The Soviets had once again miscalculated. The imposition of the exit fees was proof that the Kremlin was panicking, frightened by a potential brain drain. Brezhnev's move might have been meant to intimidate, but it had the opposite effect. It immediately provided the refuseniks a new banner. The rest of the world responded angrily as well. George McGovern, not exactly known for harsh condemnations of the Kremlin, said the Soviet Union was "holding these people hostages of the state." Kahane, predictably, raised his voice from his now permanent home in Jerusalem and warned that the Soviets had one month to abandon the exit fees or the JDL would kidnap Soviet diplomats and hold them for ransom. And in one of the strangest protests thus far, six demonstrators led by the borough presidents of Manhattan and the Bronx occupied minuscule Belmont Island in the East River, renamed it the Soviet Jewry Freedom Island, and unfurled a banner with that name that could be seen from the United Nations building across Turtle Bay. After two and a half hours and much publicity, they got back in their dinghy and motored home. Then came the inevitable Holocaust analogies: An editorial cartoon in the
Los Angeles Times
showed a caricature of two almost identical prisoners; the first held out an arm tattooed with a number from a concentration camp and was captioned "Germany, 1936," and the second had the same tattooed arm and was captioned "Russia, 1972." The difference was that the number on the second arm had a dollar sign in front of it.

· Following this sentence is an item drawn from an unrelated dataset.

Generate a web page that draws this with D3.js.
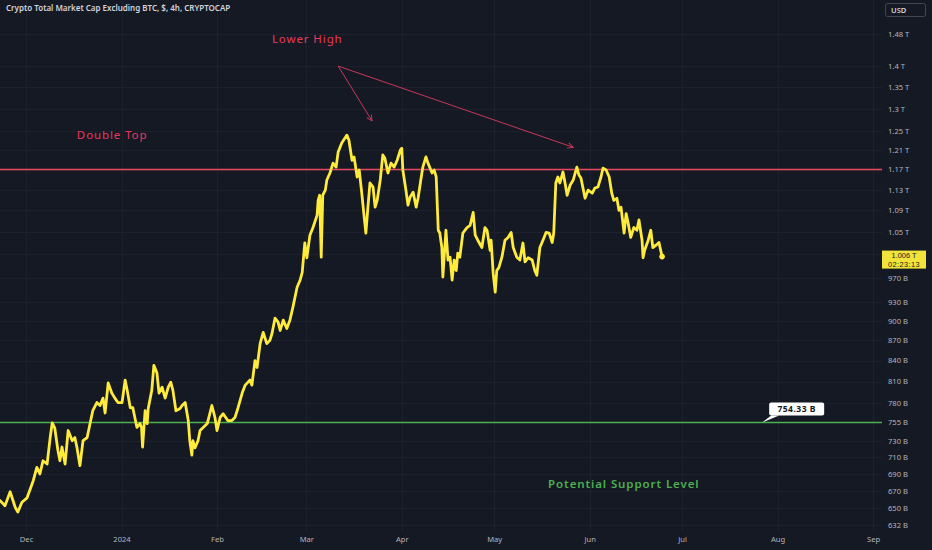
<!DOCTYPE html>
<html><head><meta charset="utf-8">
<script src="https://cdn.jsdelivr.net/npm/d3@7"></script>
<style>
html,body{margin:0;padding:0;background:#151924;}
svg{display:block;}
</style></head>
<body>
<svg id="chart" width="932" height="550"></svg>
<script>
// ---- DATA (values in billions USD, 4h candle timestamps, UTC) ----
const times = [
"2023-11-22 12","2023-11-24 04","2023-11-25 20","2023-11-27 12","2023-11-28 08","2023-11-29 16",
"2023-12-01 08","2023-12-03 08","2023-12-04 12","2023-12-05 12","2023-12-06 12","2023-12-07 20",
"2023-12-08 20","2023-12-09 12","2023-12-10 08","2023-12-11 08","2023-12-12 00","2023-12-12 16",
"2023-12-13 16","2023-12-14 16","2023-12-16 00","2023-12-16 20","2023-12-17 12","2023-12-18 12",
"2023-12-19 12","2023-12-20 20","2023-12-21 20","2023-12-22 16","2023-12-24 00","2023-12-25 00",
"2023-12-26 00","2023-12-26 16","2023-12-27 16","2023-12-28 20","2023-12-29 20","2023-12-30 20",
"2024-01-01 04","2024-01-02 04","2024-01-02 20","2024-01-03 20","2024-01-04 16","2024-01-06 00",
"2024-01-07 00","2024-01-07 12","2024-01-07 20","2024-01-08 16","2024-01-09 08","2024-01-09 16",
"2024-01-10 20","2024-01-11 12","2024-01-12 12","2024-01-13 04","2024-01-14 04","2024-01-15 04",
"2024-01-16 04","2024-01-17 00","2024-01-17 16","2024-01-18 16","2024-01-20 00","2024-01-20 16",
"2024-01-21 16","2024-01-22 16","2024-01-23 04","2024-01-23 20","2024-01-24 04","2024-01-24 20",
"2024-01-25 20","2024-01-26 12","2024-01-27 12","2024-01-28 20","2024-01-29 16","2024-01-30 08",
"2024-01-31 08","2024-02-01 00","2024-02-02 00","2024-02-03 00","2024-02-04 12","2024-02-05 20",
"2024-02-06 20","2024-02-07 20","2024-02-09 04","2024-02-10 04","2024-02-11 16","2024-02-12 08",
"2024-02-13 08","2024-02-14 00","2024-02-15 00","2024-02-16 00","2024-02-17 04","2024-02-18 04",
"2024-02-18 20","2024-02-19 20","2024-02-20 20","2024-02-21 12","2024-02-22 12","2024-02-23 16",
"2024-02-24 16","2024-02-25 16","2024-02-27 00","2024-02-28 00","2024-02-28 16","2024-02-29 12",
"2024-03-01 04","2024-03-02 04","2024-03-03 04","2024-03-04 12","2024-03-04 20","2024-03-05 08",
"2024-03-05 20","2024-03-06 08","2024-03-07 04","2024-03-07 16","2024-03-08 16","2024-03-09 16",
"2024-03-10 16","2024-03-11 08","2024-03-12 12","2024-03-14 04","2024-03-14 20","2024-03-15 20",
"2024-03-16 12","2024-03-17 12","2024-03-18 04","2024-03-19 00","2024-03-19 16","2024-03-20 08",
"2024-03-21 00","2024-03-21 16","2024-03-22 16","2024-03-23 08","2024-03-24 00","2024-03-25 00",
"2024-03-25 20","2024-03-26 12","2024-03-27 12","2024-03-28 12","2024-03-29 12","2024-03-30 12",
"2024-03-31 12","2024-04-01 00","2024-04-01 08","2024-04-02 08","2024-04-03 00","2024-04-03 16",
"2024-04-04 16","2024-04-05 16","2024-04-06 08","2024-04-07 04","2024-04-07 20","2024-04-08 20",
"2024-04-09 12","2024-04-10 20","2024-04-11 12","2024-04-12 04","2024-04-12 20","2024-04-13 08",
"2024-04-14 00","2024-04-14 08","2024-04-15 08","2024-04-16 00","2024-04-16 16","2024-04-17 08",
"2024-04-18 00","2024-04-18 16","2024-04-19 04","2024-04-19 20","2024-04-20 20","2024-04-22 04",
"2024-04-23 04","2024-04-24 04","2024-04-24 20","2024-04-25 16","2024-04-27 00","2024-04-28 00",
"2024-04-28 16","2024-04-29 16","2024-04-30 00","2024-04-30 16","2024-05-01 08","2024-05-01 20",
"2024-05-02 12","2024-05-03 12","2024-05-04 12","2024-05-05 12","2024-05-06 12","2024-05-07 04",
"2024-05-08 08","2024-05-09 08","2024-05-10 08","2024-05-11 00","2024-05-12 00","2024-05-13 08",
"2024-05-14 04","2024-05-14 20","2024-05-15 20","2024-05-16 20","2024-05-17 20","2024-05-18 20",
"2024-05-19 20","2024-05-20 08","2024-05-21 00","2024-05-21 16","2024-05-22 08","2024-05-23 08",
"2024-05-24 00","2024-05-24 16","2024-05-25 16","2024-05-26 16","2024-05-27 20","2024-05-28 12",
"2024-05-29 04","2024-05-30 12","2024-05-31 12","2024-06-01 20","2024-06-02 16","2024-06-03 16",
"2024-06-04 16","2024-06-05 08","2024-06-06 08","2024-06-07 08","2024-06-08 04","2024-06-08 20",
"2024-06-09 20","2024-06-10 12","2024-06-11 04","2024-06-12 04","2024-06-12 20","2024-06-13 12",
"2024-06-14 08","2024-06-15 08","2024-06-16 08","2024-06-17 00","2024-06-18 00","2024-06-18 08",
"2024-06-18 20","2024-06-20 00","2024-06-20 20","2024-06-21 12","2024-06-22 12","2024-06-23 12",
"2024-06-24 12"
];
const values = [
659,653,669,651,646,657,
662,682,698,690,706,702,
735,754,747,719,706,723,
702,744,731,735,723,700,
731,735,754,770,781,777,
787,767,808,794,787,781,
781,812,798,774,774,748,
753,748,723,770,753,773,
798,833,822,794,802,787,
802,809,798,770,773,777,
781,757,731,713,731,722,
731,744,748,753,766,777,
761,744,761,766,757,757,
761,774,794,805,812,805,
840,830,865,882,865,870,
880,904,898,885,901,888,
901,922,954,966,979,1030,
1004,1044,1058,1081,1109,1119,
1005,1119,1129,1149,1163,1183,
1175,1206,1225,1242,1231,1189,
1196,1155,1169,1123,1084,1048,
1096,1143,1135,1096,1109,1149,
1200,1193,1163,1183,1175,1189,
1210,1214,1169,1129,1100,1115,
1125,1096,1115,1149,1175,1196,
1183,1163,1169,1155,1053,1048,
1022,971,1053,1000,1005,966,
1000,982,1012,1005,1048,1058,
1062,1086,1044,1035,1022,1058,
1053,1017,1035,977,946,982,
987,1005,1035,1040,1049,1022,
1005,1000,1030,997,1004,1000,
982,974,1022,1035,1049,1048,
1031,1048,1143,1155,1143,1165,
1143,1119,1139,1149,1175,1159,
1153,1113,1129,1123,1133,1135,
1155,1173,1169,1155,1123,1109,
1113,1090,1096,1048,1084,1066,
1040,1058,1053,1072,1035,1004,
1017,1035,1053,1022,1026,1031,
1006
];
// price-scale ticks (B); 1010 sits under the last-price label and is not labelled
const priceTicks = [1480,1400,1350,1300,1250,1210,1170,1130,1090,1050,1010,970,930,900,870,840,810,780,755,730,710,690,670,650,632];
const hiddenTickLabels = [1010];
const monthTicks = ["2023-12-01","2024-01-01","2024-02-01","2024-03-01","2024-04-01","2024-05-01","2024-06-01","2024-07-01","2024-08-01","2024-09-01"];
const monthLabels = ["Dec","2024","Feb","Mar","Apr","May","Jun","Jul","Aug","Sep"];
const resistanceLevel = 1170;
const supportLevel = 754.33;
const lastPrice = "1.006 T";
const countdown = "02:23:13";
const title = "Crypto Total Market Cap Excluding BTC, $, 4h, CRYPTOCAP";
// annotation anchors (date, value in B)
const lowerHighText = {t:"2024-02-18 20", v:1467, label:"Lower High"};
const lowerHighFrom = {t:"2024-03-11 08", v:1400};
const lowerHighTips = [{t:"2024-03-22 08", v:1273},{t:"2024-05-26 16", v:1216}];
const doubleTopText = {t:"2023-12-17 12", v:1242, label:"Double Top"};
const supportText = {t:"2024-05-18 12", v:678, label:"Potential Support Level"};
const supportCallout = {t:"2024-07-27 00"};

// ---- SETUP ----
const W = 932, H = 550, plotR = 882, plotB = 531;
const parseT = d3.utcParse("%Y-%m-%d %H");
const parseD = d3.utcParse("%Y-%m-%d");
const data = times.map((t,i)=>({t:parseT(t), v:values[i]}));

const x = d3.scaleUtc()
  .domain([Date.UTC(2023,10,22,13), Date.UTC(2024,8,3,14)])
  .range([0, 881]);
const y = d3.scaleLog().domain([625,1570]).range([plotB, 0]);

const svg = d3.select("#chart");
svg.append("rect").attr("width",W).attr("height",H).attr("fill","#151924");

const defs = svg.append("defs");
defs.append("clipPath").attr("id","plotclip").append("rect")
  .attr("x",0).attr("y",0).attr("width",plotR).attr("height",plotB);
defs.append("marker").attr("id","arr").attr("viewBox","0 0 10 10")
  .attr("refX",9).attr("refY",5).attr("markerWidth",7).attr("markerHeight",7)
  .attr("markerUnits","userSpaceOnUse").attr("orient","auto")
  .append("path").attr("d","M1,1 L9,5 L1,9").attr("fill","none")
  .attr("stroke","#c8385a").attr("stroke-width",1.3);

const font = "'Noto Sans', 'Open Sans', sans-serif";
const tightFont = "'Liberation Sans', Arial, sans-serif";

// grid
const grid = svg.append("g");
grid.selectAll("line.h").data(priceTicks).join("line")
  .attr("x1",0).attr("x2",plotR).attr("y1",d=>Math.round(y(d))+0.5).attr("y2",d=>Math.round(y(d))+0.5)
  .attr("stroke","#1d212d").attr("stroke-width",1);
grid.selectAll("line.v").data(monthTicks).join("line")
  .attr("y1",0).attr("y2",plotB).attr("x1",d=>Math.round(x(parseD(d)))+0.5).attr("x2",d=>Math.round(x(parseD(d)))+0.5)
  .attr("stroke","#1d212d").attr("stroke-width",1);

const plot = svg.append("g").attr("clip-path","url(#plotclip)");

// horizontal levels
plot.append("line").attr("x1",0).attr("x2",plotR)
  .attr("y1",y(resistanceLevel)).attr("y2",y(resistanceLevel))
  .attr("stroke","#e8475e").attr("stroke-width",1.6);
plot.append("line").attr("x1",0).attr("x2",plotR)
  .attr("y1",y(supportLevel)).attr("y2",y(supportLevel))
  .attr("stroke","#4caf50").attr("stroke-width",1.6);

// price line
const line = d3.line().x(d=>x(d.t)).y(d=>y(d.v)).curve(d3.curveLinear);
plot.append("path").datum(data).attr("d",line)
  .attr("fill","none").attr("stroke","#ffeb3b").attr("stroke-width",2.8)
  .attr("stroke-linejoin","round").attr("stroke-linecap","round");
const last = data[data.length-1];
plot.append("circle").attr("cx",x(last.t)).attr("cy",y(last.v)).attr("r",2.8).attr("fill","#ffeb3b");

// annotations
svg.append("text").attr("x",x(parseT(lowerHighText.t))).attr("y",y(lowerHighText.v)+4)
  .attr("fill","#e9385a").attr("font-family",font).attr("font-size",11.5).attr("letter-spacing",0.9)
  .text(lowerHighText.label);
lowerHighTips.forEach(tp=>{
  svg.append("line")
    .attr("x1",x(parseT(lowerHighFrom.t))).attr("y1",y(lowerHighFrom.v))
    .attr("x2",x(parseT(tp.t))).attr("y2",y(tp.v))
    .attr("stroke","#c8385a").attr("stroke-width",1).attr("marker-end","url(#arr)");
});
svg.append("text").attr("x",x(parseT(doubleTopText.t))).attr("y",y(doubleTopText.v)+4)
  .attr("fill","#e9385a").attr("font-family",font).attr("font-size",11.5).attr("letter-spacing",0.9)
  .text(doubleTopText.label);
svg.append("text").attr("x",x(parseT(supportText.t))).attr("y",y(supportText.v)+4)
  .attr("fill","#4caf50").attr("font-family",font).attr("font-size",11.5).attr("font-weight",600).attr("letter-spacing",0.9)
  .text(supportText.label);

// support callout
const cx = x(parseT(supportCallout.t)), cy = y(supportLevel);
const bx = cx+7, by = cy-20, bw = 55, bh = 13;
svg.append("path")
  .attr("d",`M${cx},${cy} L${bx+2},${by+bh} L${bx+10},${by+bh} Z`)
  .attr("fill","#ffffff");
svg.append("rect").attr("x",bx).attr("y",by).attr("width",bw).attr("height",bh).attr("rx",2)
  .attr("fill","#ffffff");
svg.append("text").attr("x",bx+bw/2).attr("y",by+9.5).attr("text-anchor","middle")
  .attr("font-family",font).attr("font-size",8.5).attr("font-weight",700).attr("letter-spacing",0.5)
  .attr("fill","#131722").text(d3.format(".2f")(supportLevel)+" B");

// right price axis
const fmtPrice = v => hiddenTickLabels.includes(v) ? "" : (v>=1000 ? (+(v/1000).toFixed(3)).toString()+" T" : v+" B");
const yAxis = d3.axisRight(y).tickValues(priceTicks).tickFormat(fmtPrice).tickSize(0).tickPadding(0);
const ya = svg.append("g").attr("transform",`translate(888,0)`).call(yAxis);
ya.select(".domain").remove();
ya.selectAll("text").attr("font-family",font).attr("font-size",7.6).attr("fill","#b2b5be");

// bottom time axis
const xAxis = d3.axisBottom(x).tickValues(monthTicks.map(d=>parseD(d)))
  .tickFormat((d,i)=>monthLabels[i]).tickSize(0).tickPadding(0);
const xa = svg.append("g").attr("transform",`translate(0,537)`).call(xAxis);
xa.select(".domain").remove();
xa.selectAll("text").attr("font-family",font).attr("font-size",7.6).attr("fill","#b2b5be").attr("dy","0.71em");

// last price label
const ly = y(last.v);
svg.append("rect").attr("x",882).attr("y",ly-6).attr("width",44).attr("height",18).attr("fill","#f2e33a");
svg.append("text").attr("x",904).attr("y",ly+1.6).attr("text-anchor","middle")
  .attr("font-family",tightFont).attr("font-size",7.4).attr("fill","#131722").text(lastPrice);
svg.append("text").attr("x",904).attr("y",ly+10.4).attr("text-anchor","middle")
  .attr("font-family",tightFont).attr("font-size",7.4).attr("fill","#131722").attr("letter-spacing",0.4).text(countdown);

// title
svg.append("text").attr("x",6).attr("y",11).attr("font-family",font).attr("font-size",8)
  .attr("font-weight",600).attr("fill","#d1d4dc").text(title);

// USD box
svg.append("rect").attr("x",885.5).attr("y",3.5).attr("width",40).attr("height",13).attr("rx",2)
  .attr("fill","none").attr("stroke","#434651");
svg.append("text").attr("x",891).attr("y",13).attr("font-family",font).attr("font-size",7.6)
  .attr("font-weight",600).attr("fill","#d1d4dc").text("USD");
</script>
</body></html>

In this new "diploma tax," Jackson saw a convergence of all he was opposed to: it was a violation of human rights and a reminder of a brutal Communist system that had to be defeated, not coddled. Jackson had always been a strong defender of Israel and the Jews, a stance he traced back to the stacks of emaciated bodies he'd witnessed as a young congressman visiting the newly liberated Buchenwald concentration camp. He wanted to take the opportunity to do something. But what? How to use this Soviet misstep to his advantage? The day the news of the tax broke, he called his legislative aide Richard Perle into his office and told him to prepare a strong response.

Perle, a thirty-year-old, dark-eyed, aggressive chain smoker in a sweater vest, shared Jackson's worldview completely and wasn't afraid to throw his elbows around in the service of his boss. In many ways, it was a fortuitous match for both men. Jackson provided the moral grounding, the mentoring, and his young protégé could aggressively pursue Jackson's policies while keeping the senator's hands clean. Perle's path toward Jackson began early, at Hollywood High School, where he dated the daughter of Albert Wohlstetter, the renowned nuclear strategist. The precocious Perle—he wore ties even as a teenager—was exposed to Wohlstetter's conservative critique of containment and the doctrine of mutual assured destruction. Wohlstetter thought that America should ratchet up the arms race as opposed to simply being satisfied with a world-threatening stalemate, because it was a race that the Soviets could never win. Perle was persuaded.

Years later, in 1969—after Perle had attended the London School of Economics and become known as a pipe-smoking Cold Warrior in a sea of pacifists—Wohlstetter invited him to come to Washington. He advised Perle to abandon his PhD and join the staff of a new ad hoc group, the Committee to Maintain a Prudent Defense Policy, which was chaired by former secretary of state Dean Acheson and composed of Democratic Cold Warriors (soon to be called neoconservatives) intent on getting congressional approval for a new missile defense system. Perle spent the summer with two other Wohlstetter proté- gés—one was Paul Wolfowitz, a graduate student at the University of Chicago—writing position papers, briefing senators, and serving as liaisons to the press. The campaign was successful, and the twenty-seven-year-old Perle emerged as an intelligent and tenacious striver. Before he could leave Washington and return to academia, he was offered a job working for Scoop Jackson.